Restate all the material verbatim, except for the pictures.

STORED DATA
--- Start ---

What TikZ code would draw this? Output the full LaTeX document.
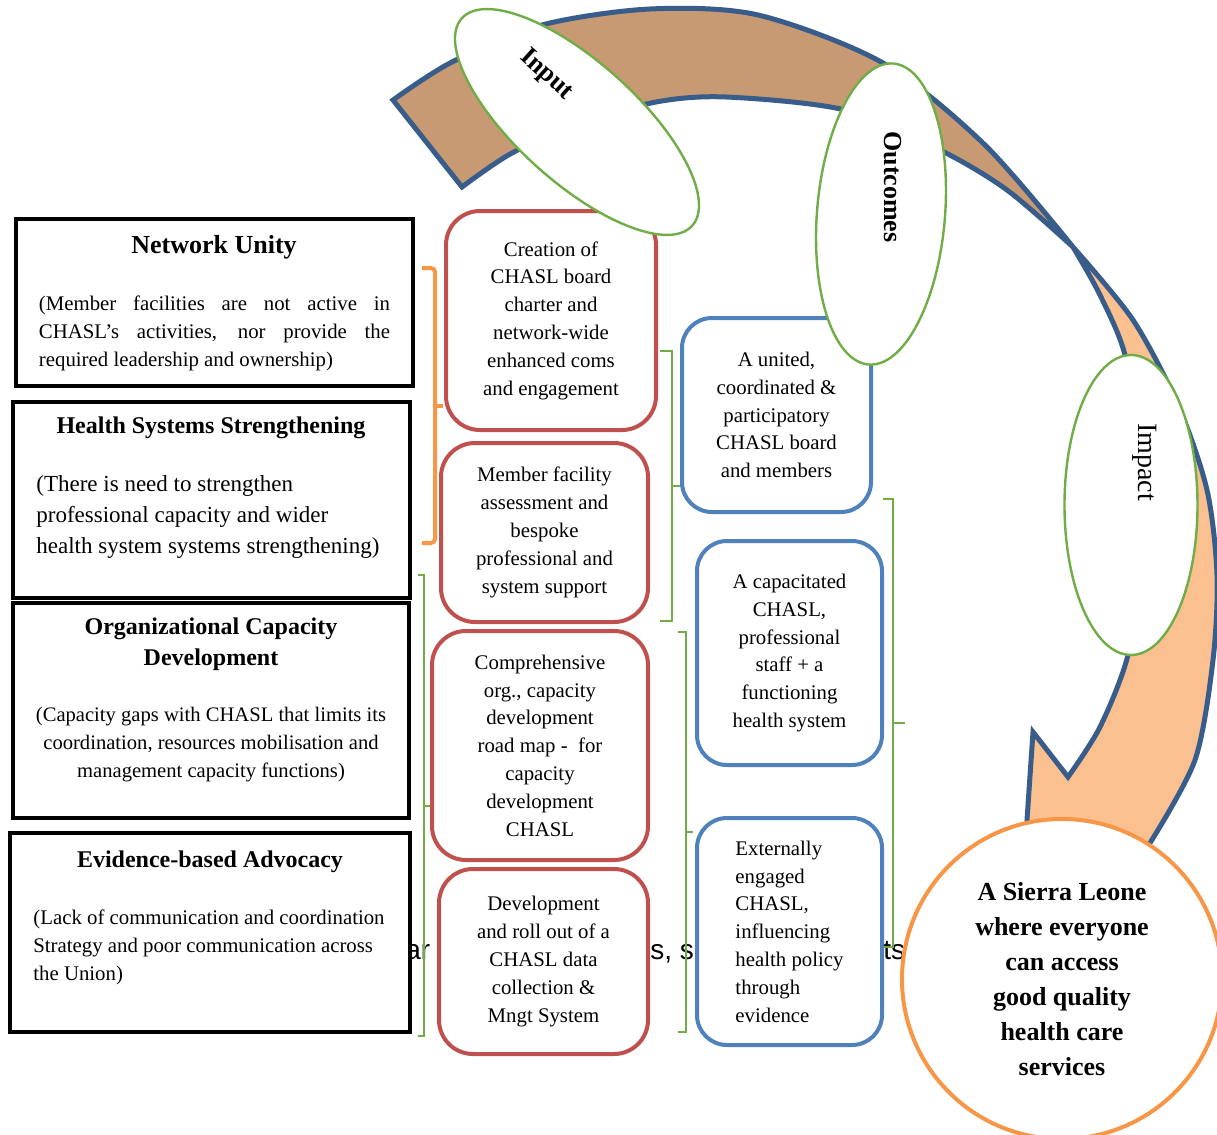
\documentclass[tikz,border=0pt]{standalone}
\usepackage{fontspec}
\setmainfont{Liberation Serif}
\newfontfamily\fragfont{Liberation Sans}
\usetikzlibrary{shapes.geometric}
\definecolor{actred}{HTML}{C0504D}
\definecolor{outblue}{HTML}{4F81BD}
\definecolor{stagegreen}{HTML}{70AD47}
\definecolor{goalorange}{HTML}{F79646}
\definecolor{bandblue}{HTML}{385D8A}
\definecolor{bandbrown}{HTML}{C89A74}
\definecolor{bandpeach}{HTML}{FAC090}
\tikzstyle{problem} = [rectangle, draw=black, line width=2pt, fill=white]
\tikzstyle{probtitle} = [font=\bfseries\fontsize{12}{15.5}\selectfont, align=center, inner sep=0pt]
\tikzstyle{probtext} = [font=\fontsize{10.4}{14}\selectfont, inner sep=0pt]
\tikzstyle{activity} = [rectangle, rounded corners=17pt, draw=actred, line width=2pt, fill=white, align=center, font=\fontsize{10.4}{13.9}\selectfont]
\tikzstyle{outcome} = [rectangle, rounded corners=15pt, draw=outblue, line width=2pt, fill=white, font=\fontsize{10.4}{13.9}\selectfont]
\tikzstyle{stage} = [ellipse, draw=stagegreen, line width=1.2pt, fill=white, inner sep=0pt]
\tikzstyle{stagelabel} = [font=\bfseries\fontsize{13}{15}\selectfont, inner sep=0pt]
\tikzstyle{goal} = [circle, draw=goalorange, line width=2pt, fill=white, align=center, inner sep=0pt, font=\bfseries\fontsize{13}{17.5}\selectfont]
\tikzstyle{band} = [draw=bandblue, line width=2.5pt, line join=miter]
\tikzstyle{greenbrace} = [draw=stagegreen, line width=1pt]
\tikzstyle{orangebrace} = [draw=goalorange, line width=2pt, rounded corners=2pt]
\tikzstyle{fragment} = [font=\fragfont\fontsize{14}{16}\selectfont, inner sep=0pt, anchor=base west]

\begin{document}
\begin{tikzpicture}[x=0.5pt,y=-0.5pt]
\clip (0,0) rectangle (1217,1135);
\fill[white] (0,0) rectangle (1217,1135);

% curved arrow, back side then front side
\filldraw[band, fill=bandbrown] plot[smooth] coordinates {(393,100) (452,62) (542,25) (650,9) (758,15) (883,63) (985,145) (1073,247)}
  -- plot[smooth] coordinates {(1073,247) (1007,190) (940,150) (845,110) (726,97) (656,102) (580,124) (512,153) (462,187)} -- cycle;
\filldraw[band, fill=bandpeach] plot[smooth] coordinates {(1073,247) (1133,320) (1178,405) (1207,490) (1217,575) (1213,660) (1195,760) (1150,843)}
  -- (1060,980) -- (1027,820) -- (1033,732)
  -- plot[smooth] coordinates {(1068,777) (1100,727) (1128,655) (1142,560) (1140,450) (1125,355) (1100,295) (1073,247)} -- cycle;

% text left behind the boxes
\node (fraga) [fragment] at (405,959) {ar};
\node (fragb) [fragment] at (650,959) {s, s};
\node (fragc) [fragment] at (883,959) {ts};

% brackets
\draw[orangebrace] (422,268) -- (435,268) -- (435,543) -- (422,543);
\draw[orangebrace] (435,406) -- (443,406);
\draw[greenbrace] (418,575) -- (424,575) -- (424,1036) -- (418,1036) (424,806) -- (430,806);
\draw[greenbrace] (660,351) -- (672,351) -- (672,621) -- (660,621) (672,486) -- (683,486);
\draw[greenbrace] (678,632) -- (686,632) -- (686,1032) -- (678,1032) (686,832) -- (693,832);
\draw[greenbrace] (883,499) -- (893,499) -- (893,947) -- (883,947) (893,723) -- (905,723);

% problem boxes
\node (nu) [problem, minimum width=198.5pt, minimum height=83.5pt] at (214.5,302.5) {};
\node (nutitle) [probtitle, font=\bfseries\fontsize{13}{15.5}\selectfont] at (214,247) {Network Unity};
\node (nutext) [probtext, align=left] at (214.5,333) {\makebox[175.5pt][s]{(Member facilities are not active in}\\
  \makebox[175.5pt][s]{CHASL’s activities, nor provide the}\\required leadership and ownership)};

\node (hss) [problem, minimum width=198.5pt, minimum height=98pt] at (211.5,500) {};
\node (hsstitle) [probtitle] at (211,428) {Health Systems Strengthening};
\node (hsstext) [probtext, font=\fontsize{11.5}{15.5}\selectfont, align=left, anchor=west] at (36,517) {(There is need to strengthen\\
  professional capacity and wider\\health system systems strengthening)};

\node (ocd) [problem, minimum width=198pt, minimum height=107.5pt] at (211,710.5) {};
\node (ocdtitle) [probtitle] at (211,644.5) {Organizational Capacity\\Development};
\node (ocdtext) [probtext, align=center, font=\fontsize{10.3}{13.8}\selectfont] at (211,744.5) {(Capacity gaps with CHASL that limits its\\
  coordination, resources mobilisation and\\management capacity functions)};

\node (eba) [problem, minimum width=200pt, minimum height=99.5pt] at (210,932.5) {};
\node (ebatitle) [probtitle] at (210,862) {Evidence-based Advocacy};
\node (ebatext) [probtext, align=left, anchor=west] at (33,947) {(Lack of communication and coordination\\
  Strategy and poor communication across\\the Union)};

% activities
\node (act1) [activity, minimum width=105pt, minimum height=109.5pt] at (551,320.5) {Creation of\\CHASL board\\charter and\\network-wide\\enhanced coms\\and engagement};
\node (act2) [activity, minimum width=103.5pt, minimum height=89.5pt] at (544.5,532.5) {Member facility\\assessment and\\bespoke\\professional and\\system support};
\node (act3) [activity, minimum width=108pt, minimum height=114.5pt] at (540,745.5) {Comprehensive\\org., capacity\\development\\road map -\ \ for\\capacity\\development\\CHASL};
\node (act4) [activity, minimum width=104.5pt, minimum height=92.5pt] at (543.5,961.5) {Development\\and roll out of a\\CHASL data\\collection \&\\Mngt System};

% outcomes
\node (out1) [outcome, align=center, minimum width=94.5pt, minimum height=97pt] at (776.5,415) {A united,\\coordinated \&\\participatory\\CHASL board\\and members};
\node (out2) [outcome, align=center, minimum width=92.5pt, minimum height=112pt] at (789.5,653) {A capacitated\\CHASL,\\professional\\staff + a\\functioning\\health system};
\node (out3) [outcome, align=left, minimum width=92.5pt, minimum height=113.5pt] at (789.5,931.5) {Externally\\engaged\\CHASL,\\influencing\\health policy\hspace*{14pt}\\through\\evidence};

% stages of the cycle
\node (input) [stage, minimum width=155pt, minimum height=60pt, rotate=-42] at (577,122) {};
\node (inputlbl) [stagelabel, rotate=-42] at (546,75) {Input};
\node (outcomes) [stage, minimum width=151pt, minimum height=64pt, rotate=-94.7] at (881,214) {};
\node (outcomeslbl) [stagelabel, rotate=-90] at (893,187) {Outcomes};
\node (impact) [stage, minimum width=66.5pt, minimum height=150pt] at (1131,505) {};
\node (impactlbl) [stagelabel, font=\fontsize{14}{16}\selectfont, rotate=-90] at (1145,462) {Impact};

% vision
\node (vision) [goal, minimum size=160pt] at (1062,979) {A Sierra Leone\\where everyone\\can access\\good quality\\health care\\services};
\end{tikzpicture}
\end{document}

--- End ---

FINISHED TASK
What TikZ code would draw this? Output the full LaTeX document.
\documentclass[tikz,border=0pt]{standalone}
\usepackage{fontspec}
\setmainfont{Liberation Serif}
\newfontfamily\fragfont{Liberation Sans}
\usetikzlibrary{shapes.geometric}
\definecolor{actred}{HTML}{C0504D}
\definecolor{outblue}{HTML}{4F81BD}
\definecolor{stagegreen}{HTML}{70AD47}
\definecolor{goalorange}{HTML}{F79646}
\definecolor{bandblue}{HTML}{385D8A}
\definecolor{bandbrown}{HTML}{C89A74}
\definecolor{bandpeach}{HTML}{FAC090}
\tikzstyle{problem} = [rectangle, draw=black, line width=2pt, fill=white]
\tikzstyle{probtitle} = [font=\bfseries\fontsize{12}{15.5}\selectfont, align=center, inner sep=0pt]
\tikzstyle{probtext} = [font=\fontsize{10.4}{14}\selectfont, inner sep=0pt]
\tikzstyle{activity} = [rectangle, rounded corners=17pt, draw=actred, line width=2pt, fill=white, align=center, font=\fontsize{10.4}{13.9}\selectfont]
\tikzstyle{outcome} = [rectangle, rounded corners=15pt, draw=outblue, line width=2pt, fill=white, font=\fontsize{10.4}{13.9}\selectfont]
\tikzstyle{stage} = [ellipse, draw=stagegreen, line width=1.2pt, fill=white, inner sep=0pt]
\tikzstyle{stagelabel} = [font=\bfseries\fontsize{13}{15}\selectfont, inner sep=0pt]
\tikzstyle{goal} = [circle, draw=goalorange, line width=2pt, fill=white, align=center, inner sep=0pt, font=\bfseries\fontsize{13}{17.5}\selectfont]
\tikzstyle{band} = [draw=bandblue, line width=2.5pt, line join=miter]
\tikzstyle{greenbrace} = [draw=stagegreen, line width=1pt]
\tikzstyle{orangebrace} = [draw=goalorange, line width=2pt, rounded corners=2pt]
\tikzstyle{fragment} = [font=\fragfont\fontsize{14}{16}\selectfont, inner sep=0pt, anchor=base west]

\begin{document}
\begin{tikzpicture}[x=0.5pt,y=-0.5pt]
\clip (0,0) rectangle (1217,1135);
\fill[white] (0,0) rectangle (1217,1135);

% curved arrow, back side then front side
\filldraw[band, fill=bandbrown] plot[smooth] coordinates {(393,100) (452,62) (542,25) (650,9) (758,15) (883,63) (985,145) (1073,247)}
  -- plot[smooth] coordinates {(1073,247) (1007,190) (940,150) (845,110) (726,97) (656,102) (580,124) (512,153) (462,187)} -- cycle;
\filldraw[band, fill=bandpeach] plot[smooth] coordinates {(1073,247) (1133,320) (1178,405) (1207,490) (1217,575) (1213,660) (1195,760) (1150,843)}
  -- (1060,980) -- (1027,820) -- (1033,732)
  -- plot[smooth] coordinates {(1068,777) (1100,727) (1128,655) (1142,560) (1140,450) (1125,355) (1100,295) (1073,247)} -- cycle;

% text left behind the boxes
\node (fraga) [fragment] at (405,959) {ar};
\node (fragb) [fragment] at (650,959) {s, s};
\node (fragc) [fragment] at (883,959) {ts};

% brackets
\draw[orangebrace] (422,268) -- (435,268) -- (435,543) -- (422,543);
\draw[orangebrace] (435,406) -- (443,406);
\draw[greenbrace] (418,575) -- (424,575) -- (424,1036) -- (418,1036) (424,806) -- (430,806);
\draw[greenbrace] (660,351) -- (672,351) -- (672,621) -- (660,621) (672,486) -- (683,486);
\draw[greenbrace] (678,632) -- (686,632) -- (686,1032) -- (678,1032) (686,832) -- (693,832);
\draw[greenbrace] (883,499) -- (893,499) -- (893,947) -- (883,947) (893,723) -- (905,723);

% problem boxes
\node (nu) [problem, minimum width=198.5pt, minimum height=83.5pt] at (214.5,302.5) {};
\node (nutitle) [probtitle, font=\bfseries\fontsize{13}{15.5}\selectfont] at (214,247) {Network Unity};
\node (nutext) [probtext, align=left] at (214.5,333) {\makebox[175.5pt][s]{(Member facilities are not active in}\\
  \makebox[175.5pt][s]{CHASL’s activities, nor provide the}\\required leadership and ownership)};

\node (hss) [problem, minimum width=198.5pt, minimum height=98pt] at (211.5,500) {};
\node (hsstitle) [probtitle] at (211,428) {Health Systems Strengthening};
\node (hsstext) [probtext, font=\fontsize{11.5}{15.5}\selectfont, align=left, anchor=west] at (36,517) {(There is need to strengthen\\
  professional capacity and wider\\health system systems strengthening)};

\node (ocd) [problem, minimum width=198pt, minimum height=107.5pt] at (211,710.5) {};
\node (ocdtitle) [probtitle] at (211,644.5) {Organizational Capacity\\Development};
\node (ocdtext) [probtext, align=center, font=\fontsize{10.3}{13.8}\selectfont] at (211,744.5) {(Capacity gaps with CHASL that limits its\\
  coordination, resources mobilisation and\\management capacity functions)};

\node (eba) [problem, minimum width=200pt, minimum height=99.5pt] at (210,932.5) {};
\node (ebatitle) [probtitle] at (210,862) {Evidence-based Advocacy};
\node (ebatext) [probtext, align=left, anchor=west] at (33,947) {(Lack of communication and coordination\\
  Strategy and poor communication across\\the Union)};

% activities
\node (act1) [activity, minimum width=105pt, minimum height=109.5pt] at (551,320.5) {Creation of\\CHASL board\\charter and\\network-wide\\enhanced coms\\and engagement};
\node (act2) [activity, minimum width=103.5pt, minimum height=89.5pt] at (544.5,532.5) {Member facility\\assessment and\\bespoke\\professional and\\system support};
\node (act3) [activity, minimum width=108pt, minimum height=114.5pt] at (540,745.5) {Comprehensive\\org., capacity\\development\\road map -\ \ for\\capacity\\development\\CHASL};
\node (act4) [activity, minimum width=104.5pt, minimum height=92.5pt] at (543.5,961.5) {Development\\and roll out of a\\CHASL data\\collection \&\\Mngt System};

% outcomes
\node (out1) [outcome, align=center, minimum width=94.5pt, minimum height=97pt] at (776.5,415) {A united,\\coordinated \&\\participatory\\CHASL board\\and members};
\node (out2) [outcome, align=center, minimum width=92.5pt, minimum height=112pt] at (789.5,653) {A capacitated\\CHASL,\\professional\\staff + a\\functioning\\health system};
\node (out3) [outcome, align=left, minimum width=92.5pt, minimum height=113.5pt] at (789.5,931.5) {Externally\\engaged\\CHASL,\\influencing\\health policy\hspace*{14pt}\\through\\evidence};

% stages of the cycle
\node (input) [stage, minimum width=155pt, minimum height=60pt, rotate=-42] at (577,122) {};
\node (inputlbl) [stagelabel, rotate=-42] at (546,75) {Input};
\node (outcomes) [stage, minimum width=151pt, minimum height=64pt, rotate=-94.7] at (881,214) {};
\node (outcomeslbl) [stagelabel, rotate=-90] at (893,187) {Outcomes};
\node (impact) [stage, minimum width=66.5pt, minimum height=150pt] at (1131,505) {};
\node (impactlbl) [stagelabel, font=\fontsize{14}{16}\selectfont, rotate=-90] at (1145,462) {Impact};

% vision
\node (vision) [goal, minimum size=160pt] at (1062,979) {A Sierra Leone\\where everyone\\can access\\good quality\\health care\\services};
\end{tikzpicture}
\end{document}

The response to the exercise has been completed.